## [Exercise aim]
Every line of the material is to be quoted verbatim, minus the pictures.

## [Available data]

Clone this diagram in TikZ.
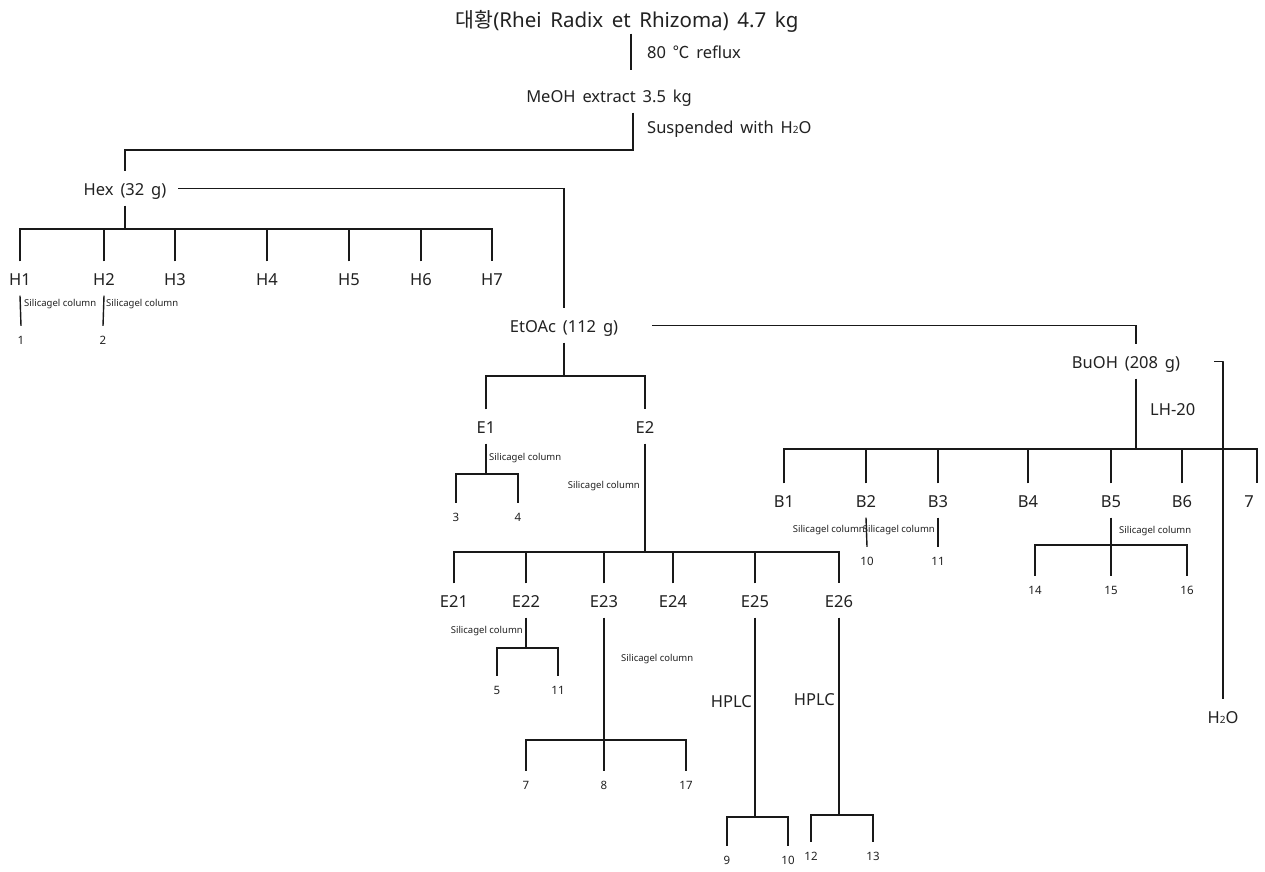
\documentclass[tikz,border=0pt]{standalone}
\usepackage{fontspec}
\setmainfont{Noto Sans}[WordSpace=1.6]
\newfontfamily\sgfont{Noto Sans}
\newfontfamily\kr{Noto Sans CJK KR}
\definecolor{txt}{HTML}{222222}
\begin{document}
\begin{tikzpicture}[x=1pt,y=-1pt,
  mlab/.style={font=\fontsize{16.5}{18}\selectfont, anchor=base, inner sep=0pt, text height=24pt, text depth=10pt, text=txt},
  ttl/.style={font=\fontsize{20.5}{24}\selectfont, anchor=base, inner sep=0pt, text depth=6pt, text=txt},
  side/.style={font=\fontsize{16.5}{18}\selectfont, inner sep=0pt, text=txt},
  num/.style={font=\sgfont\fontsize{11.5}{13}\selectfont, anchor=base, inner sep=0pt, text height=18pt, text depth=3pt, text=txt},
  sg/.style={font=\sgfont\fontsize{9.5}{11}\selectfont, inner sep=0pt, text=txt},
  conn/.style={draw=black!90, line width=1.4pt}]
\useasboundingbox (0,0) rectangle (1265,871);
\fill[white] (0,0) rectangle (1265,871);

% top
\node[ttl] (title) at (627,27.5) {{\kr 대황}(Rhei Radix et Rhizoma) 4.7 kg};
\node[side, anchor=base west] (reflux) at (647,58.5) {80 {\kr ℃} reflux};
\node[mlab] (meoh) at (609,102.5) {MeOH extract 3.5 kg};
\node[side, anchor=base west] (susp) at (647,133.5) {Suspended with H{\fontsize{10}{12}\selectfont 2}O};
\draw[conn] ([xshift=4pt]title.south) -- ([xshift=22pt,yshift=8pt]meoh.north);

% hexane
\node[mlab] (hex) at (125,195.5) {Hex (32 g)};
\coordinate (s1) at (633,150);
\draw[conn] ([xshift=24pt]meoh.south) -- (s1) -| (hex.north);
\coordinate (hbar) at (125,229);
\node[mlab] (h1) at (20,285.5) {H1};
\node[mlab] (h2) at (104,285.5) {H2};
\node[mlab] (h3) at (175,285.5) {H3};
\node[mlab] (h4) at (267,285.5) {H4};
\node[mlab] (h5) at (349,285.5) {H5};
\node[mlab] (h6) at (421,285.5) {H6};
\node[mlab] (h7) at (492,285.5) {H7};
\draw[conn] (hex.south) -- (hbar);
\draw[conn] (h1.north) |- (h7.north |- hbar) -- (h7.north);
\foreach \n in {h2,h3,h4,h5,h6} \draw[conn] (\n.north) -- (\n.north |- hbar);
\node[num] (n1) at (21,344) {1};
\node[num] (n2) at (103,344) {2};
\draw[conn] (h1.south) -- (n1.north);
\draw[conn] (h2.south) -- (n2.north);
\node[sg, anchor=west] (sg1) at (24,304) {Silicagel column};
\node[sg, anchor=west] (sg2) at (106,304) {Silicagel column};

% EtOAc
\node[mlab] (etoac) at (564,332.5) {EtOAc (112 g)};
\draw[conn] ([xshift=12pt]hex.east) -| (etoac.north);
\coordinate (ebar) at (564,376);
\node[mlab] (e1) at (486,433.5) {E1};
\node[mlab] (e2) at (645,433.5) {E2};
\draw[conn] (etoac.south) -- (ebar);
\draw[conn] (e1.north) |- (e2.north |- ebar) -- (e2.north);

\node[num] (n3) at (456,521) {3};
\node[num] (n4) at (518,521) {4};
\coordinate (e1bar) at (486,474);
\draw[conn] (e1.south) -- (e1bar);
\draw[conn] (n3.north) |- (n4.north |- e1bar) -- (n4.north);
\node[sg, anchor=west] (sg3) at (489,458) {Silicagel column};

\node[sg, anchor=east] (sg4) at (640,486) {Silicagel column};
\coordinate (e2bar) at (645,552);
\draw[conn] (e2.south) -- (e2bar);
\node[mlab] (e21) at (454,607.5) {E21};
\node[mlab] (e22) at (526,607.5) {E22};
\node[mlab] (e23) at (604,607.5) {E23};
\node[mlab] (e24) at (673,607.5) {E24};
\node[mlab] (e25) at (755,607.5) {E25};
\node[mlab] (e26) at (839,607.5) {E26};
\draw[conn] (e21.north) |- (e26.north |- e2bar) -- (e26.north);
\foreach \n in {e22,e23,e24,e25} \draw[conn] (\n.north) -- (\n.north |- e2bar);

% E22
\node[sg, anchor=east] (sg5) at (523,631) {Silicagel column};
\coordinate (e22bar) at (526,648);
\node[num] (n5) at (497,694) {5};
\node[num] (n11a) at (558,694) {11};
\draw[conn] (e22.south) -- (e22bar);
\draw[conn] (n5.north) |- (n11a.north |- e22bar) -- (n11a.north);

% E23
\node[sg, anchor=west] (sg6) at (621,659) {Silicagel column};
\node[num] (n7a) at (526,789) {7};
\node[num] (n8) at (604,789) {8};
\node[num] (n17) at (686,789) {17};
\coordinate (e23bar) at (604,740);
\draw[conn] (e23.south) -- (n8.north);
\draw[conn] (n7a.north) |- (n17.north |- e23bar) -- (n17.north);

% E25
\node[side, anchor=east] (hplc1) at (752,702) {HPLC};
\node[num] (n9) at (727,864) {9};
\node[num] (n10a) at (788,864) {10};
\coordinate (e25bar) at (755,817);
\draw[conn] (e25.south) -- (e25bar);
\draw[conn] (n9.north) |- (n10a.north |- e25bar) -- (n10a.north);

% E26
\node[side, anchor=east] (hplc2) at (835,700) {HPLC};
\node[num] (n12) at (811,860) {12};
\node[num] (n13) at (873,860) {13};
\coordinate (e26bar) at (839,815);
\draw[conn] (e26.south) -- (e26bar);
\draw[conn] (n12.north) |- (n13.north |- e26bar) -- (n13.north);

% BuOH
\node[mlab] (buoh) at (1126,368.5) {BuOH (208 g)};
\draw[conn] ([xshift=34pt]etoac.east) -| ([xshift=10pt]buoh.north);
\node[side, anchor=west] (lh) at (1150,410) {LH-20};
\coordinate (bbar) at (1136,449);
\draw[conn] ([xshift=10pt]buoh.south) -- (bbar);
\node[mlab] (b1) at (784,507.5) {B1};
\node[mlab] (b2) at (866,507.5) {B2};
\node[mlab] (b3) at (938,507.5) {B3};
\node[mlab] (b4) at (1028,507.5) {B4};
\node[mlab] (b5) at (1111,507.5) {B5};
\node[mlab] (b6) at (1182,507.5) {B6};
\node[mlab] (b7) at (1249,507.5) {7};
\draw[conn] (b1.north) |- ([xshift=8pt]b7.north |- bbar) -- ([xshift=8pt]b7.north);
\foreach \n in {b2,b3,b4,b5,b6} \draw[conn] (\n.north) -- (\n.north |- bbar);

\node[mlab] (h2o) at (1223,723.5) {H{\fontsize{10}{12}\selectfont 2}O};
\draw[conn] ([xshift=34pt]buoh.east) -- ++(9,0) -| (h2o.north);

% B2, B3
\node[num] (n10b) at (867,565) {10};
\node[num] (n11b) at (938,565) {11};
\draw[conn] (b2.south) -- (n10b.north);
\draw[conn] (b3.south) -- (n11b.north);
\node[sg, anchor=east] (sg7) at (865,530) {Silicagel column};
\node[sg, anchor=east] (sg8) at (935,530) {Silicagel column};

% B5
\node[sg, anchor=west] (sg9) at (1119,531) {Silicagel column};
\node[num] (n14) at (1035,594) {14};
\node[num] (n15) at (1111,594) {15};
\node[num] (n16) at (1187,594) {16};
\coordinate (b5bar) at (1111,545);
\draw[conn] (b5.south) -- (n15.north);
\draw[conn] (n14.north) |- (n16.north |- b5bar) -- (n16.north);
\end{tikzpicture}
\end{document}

## [Final result]
Clone this diagram in TikZ.
\documentclass[tikz,border=0pt]{standalone}
\usepackage{fontspec}
\setmainfont{Noto Sans}[WordSpace=1.6]
\newfontfamily\sgfont{Noto Sans}
\newfontfamily\kr{Noto Sans CJK KR}
\definecolor{txt}{HTML}{222222}
\begin{document}
\begin{tikzpicture}[x=1pt,y=-1pt,
  mlab/.style={font=\fontsize{16.5}{18}\selectfont, anchor=base, inner sep=0pt, text height=24pt, text depth=10pt, text=txt},
  ttl/.style={font=\fontsize{20.5}{24}\selectfont, anchor=base, inner sep=0pt, text depth=6pt, text=txt},
  side/.style={font=\fontsize{16.5}{18}\selectfont, inner sep=0pt, text=txt},
  num/.style={font=\sgfont\fontsize{11.5}{13}\selectfont, anchor=base, inner sep=0pt, text height=18pt, text depth=3pt, text=txt},
  sg/.style={font=\sgfont\fontsize{9.5}{11}\selectfont, inner sep=0pt, text=txt},
  conn/.style={draw=black!90, line width=1.4pt}]
\useasboundingbox (0,0) rectangle (1265,871);
\fill[white] (0,0) rectangle (1265,871);

% top
\node[ttl] (title) at (627,27.5) {{\kr 대황}(Rhei Radix et Rhizoma) 4.7 kg};
\node[side, anchor=base west] (reflux) at (647,58.5) {80 {\kr ℃} reflux};
\node[mlab] (meoh) at (609,102.5) {MeOH extract 3.5 kg};
\node[side, anchor=base west] (susp) at (647,133.5) {Suspended with H{\fontsize{10}{12}\selectfont 2}O};
\draw[conn] ([xshift=4pt]title.south) -- ([xshift=22pt,yshift=8pt]meoh.north);

% hexane
\node[mlab] (hex) at (125,195.5) {Hex (32 g)};
\coordinate (s1) at (633,150);
\draw[conn] ([xshift=24pt]meoh.south) -- (s1) -| (hex.north);
\coordinate (hbar) at (125,229);
\node[mlab] (h1) at (20,285.5) {H1};
\node[mlab] (h2) at (104,285.5) {H2};
\node[mlab] (h3) at (175,285.5) {H3};
\node[mlab] (h4) at (267,285.5) {H4};
\node[mlab] (h5) at (349,285.5) {H5};
\node[mlab] (h6) at (421,285.5) {H6};
\node[mlab] (h7) at (492,285.5) {H7};
\draw[conn] (hex.south) -- (hbar);
\draw[conn] (h1.north) |- (h7.north |- hbar) -- (h7.north);
\foreach \n in {h2,h3,h4,h5,h6} \draw[conn] (\n.north) -- (\n.north |- hbar);
\node[num] (n1) at (21,344) {1};
\node[num] (n2) at (103,344) {2};
\draw[conn] (h1.south) -- (n1.north);
\draw[conn] (h2.south) -- (n2.north);
\node[sg, anchor=west] (sg1) at (24,304) {Silicagel column};
\node[sg, anchor=west] (sg2) at (106,304) {Silicagel column};

% EtOAc
\node[mlab] (etoac) at (564,332.5) {EtOAc (112 g)};
\draw[conn] ([xshift=12pt]hex.east) -| (etoac.north);
\coordinate (ebar) at (564,376);
\node[mlab] (e1) at (486,433.5) {E1};
\node[mlab] (e2) at (645,433.5) {E2};
\draw[conn] (etoac.south) -- (ebar);
\draw[conn] (e1.north) |- (e2.north |- ebar) -- (e2.north);

\node[num] (n3) at (456,521) {3};
\node[num] (n4) at (518,521) {4};
\coordinate (e1bar) at (486,474);
\draw[conn] (e1.south) -- (e1bar);
\draw[conn] (n3.north) |- (n4.north |- e1bar) -- (n4.north);
\node[sg, anchor=west] (sg3) at (489,458) {Silicagel column};

\node[sg, anchor=east] (sg4) at (640,486) {Silicagel column};
\coordinate (e2bar) at (645,552);
\draw[conn] (e2.south) -- (e2bar);
\node[mlab] (e21) at (454,607.5) {E21};
\node[mlab] (e22) at (526,607.5) {E22};
\node[mlab] (e23) at (604,607.5) {E23};
\node[mlab] (e24) at (673,607.5) {E24};
\node[mlab] (e25) at (755,607.5) {E25};
\node[mlab] (e26) at (839,607.5) {E26};
\draw[conn] (e21.north) |- (e26.north |- e2bar) -- (e26.north);
\foreach \n in {e22,e23,e24,e25} \draw[conn] (\n.north) -- (\n.north |- e2bar);

% E22
\node[sg, anchor=east] (sg5) at (523,631) {Silicagel column};
\coordinate (e22bar) at (526,648);
\node[num] (n5) at (497,694) {5};
\node[num] (n11a) at (558,694) {11};
\draw[conn] (e22.south) -- (e22bar);
\draw[conn] (n5.north) |- (n11a.north |- e22bar) -- (n11a.north);

% E23
\node[sg, anchor=west] (sg6) at (621,659) {Silicagel column};
\node[num] (n7a) at (526,789) {7};
\node[num] (n8) at (604,789) {8};
\node[num] (n17) at (686,789) {17};
\coordinate (e23bar) at (604,740);
\draw[conn] (e23.south) -- (n8.north);
\draw[conn] (n7a.north) |- (n17.north |- e23bar) -- (n17.north);

% E25
\node[side, anchor=east] (hplc1) at (752,702) {HPLC};
\node[num] (n9) at (727,864) {9};
\node[num] (n10a) at (788,864) {10};
\coordinate (e25bar) at (755,817);
\draw[conn] (e25.south) -- (e25bar);
\draw[conn] (n9.north) |- (n10a.north |- e25bar) -- (n10a.north);

% E26
\node[side, anchor=east] (hplc2) at (835,700) {HPLC};
\node[num] (n12) at (811,860) {12};
\node[num] (n13) at (873,860) {13};
\coordinate (e26bar) at (839,815);
\draw[conn] (e26.south) -- (e26bar);
\draw[conn] (n12.north) |- (n13.north |- e26bar) -- (n13.north);

% BuOH
\node[mlab] (buoh) at (1126,368.5) {BuOH (208 g)};
\draw[conn] ([xshift=34pt]etoac.east) -| ([xshift=10pt]buoh.north);
\node[side, anchor=west] (lh) at (1150,410) {LH-20};
\coordinate (bbar) at (1136,449);
\draw[conn] ([xshift=10pt]buoh.south) -- (bbar);
\node[mlab] (b1) at (784,507.5) {B1};
\node[mlab] (b2) at (866,507.5) {B2};
\node[mlab] (b3) at (938,507.5) {B3};
\node[mlab] (b4) at (1028,507.5) {B4};
\node[mlab] (b5) at (1111,507.5) {B5};
\node[mlab] (b6) at (1182,507.5) {B6};
\node[mlab] (b7) at (1249,507.5) {7};
\draw[conn] (b1.north) |- ([xshift=8pt]b7.north |- bbar) -- ([xshift=8pt]b7.north);
\foreach \n in {b2,b3,b4,b5,b6} \draw[conn] (\n.north) -- (\n.north |- bbar);

\node[mlab] (h2o) at (1223,723.5) {H{\fontsize{10}{12}\selectfont 2}O};
\draw[conn] ([xshift=34pt]buoh.east) -- ++(9,0) -| (h2o.north);

% B2, B3
\node[num] (n10b) at (867,565) {10};
\node[num] (n11b) at (938,565) {11};
\draw[conn] (b2.south) -- (n10b.north);
\draw[conn] (b3.south) -- (n11b.north);
\node[sg, anchor=east] (sg7) at (865,530) {Silicagel column};
\node[sg, anchor=east] (sg8) at (935,530) {Silicagel column};

% B5
\node[sg, anchor=west] (sg9) at (1119,531) {Silicagel column};
\node[num] (n14) at (1035,594) {14};
\node[num] (n15) at (1111,594) {15};
\node[num] (n16) at (1187,594) {16};
\coordinate (b5bar) at (1111,545);
\draw[conn] (b5.south) -- (n15.north);
\draw[conn] (n14.north) |- (n16.north |- b5bar) -- (n16.north);
\end{tikzpicture}
\end{document}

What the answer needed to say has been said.